Il serait également impératif de faire entendre une voix, sur la question environnementale, où on ne cherche pas à opposer la nécessité du développement à l’inéluctabilité d’une décroissance, même conviviale. Créer la richesse par la transition verte, c’est ce qu’il faut viser pour bâtir un Québec et une économie durable.

Et le tout se déclinerait sur une quantité d’autres sujets pour rejoindre là où se situe une majorité de Québécois, soit une allégeance première et non négociable au Québec et envers son peuple, celle qui conduit au nationalisme économique et à la solidarité collective.

Est-ce viable au PQ?

D’aucuns demanderont pourquoi les gens qui souhaitent cette approche n’iraient pas chez QS. Parce que, comme je l’ai dit plus tôt, ce positionnement n’est pas tant idéologique que pragmatique.
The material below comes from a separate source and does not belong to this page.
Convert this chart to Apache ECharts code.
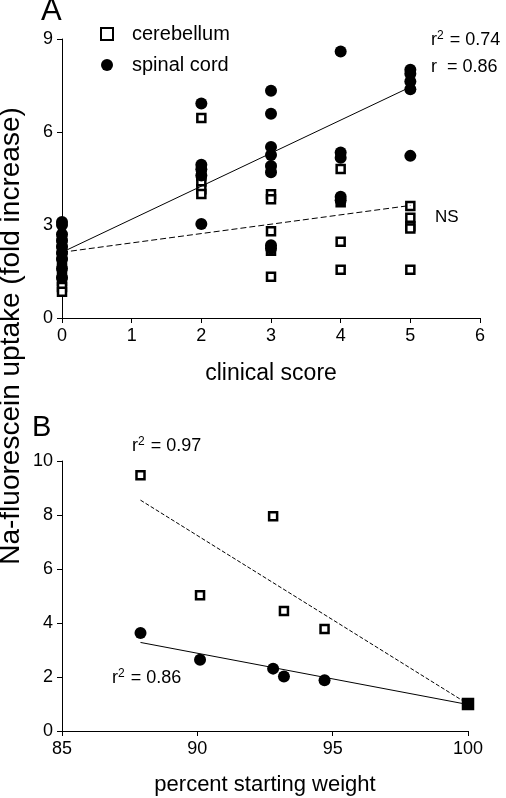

Celles et ceux qui ont envie de défendre les services publics n’ont pas nécessairement le goût de participer à d’interminables débats sur l’abolition du droit de propriété. (Pas davantage que sur la date du référendum, par ailleurs...)

Pourquoi n’iraient-ils pas à la CAQ, à ce moment, alors que Legault s’emploie à la recentrer? Parce que celle-ci continue de comprendre en son sein une part significative d’anciens adéquistes simplement hostiles à l’État et allergiques à toutes mesures de protection de la langue française.

Ceci dit, la question demeure: ce discours a-t-il sa place dans un parti dont la raison d’être est l’indépendance nationale?

Il n’y a qu’une seule manière d’y répondre et c’est de soumettre cette option au test d’une course au leadership. Peut-être ne gagnerait-elle pas. Probablement pas, en fait. Reste que le Parti québécois ne peut prétendre être une solution de rechange au gouvernement actuel s’il se coupe délibérément de ce courant de fond de la société québécoise.

Il semble de plus en plus que ça n’arrivera pas encore dans cette course-ci. C’est dommage. Et ça contribue à maintenir au pouvoir un parti ultra-fédéraliste, austéritaire et indifférent à la spécificité québécoise.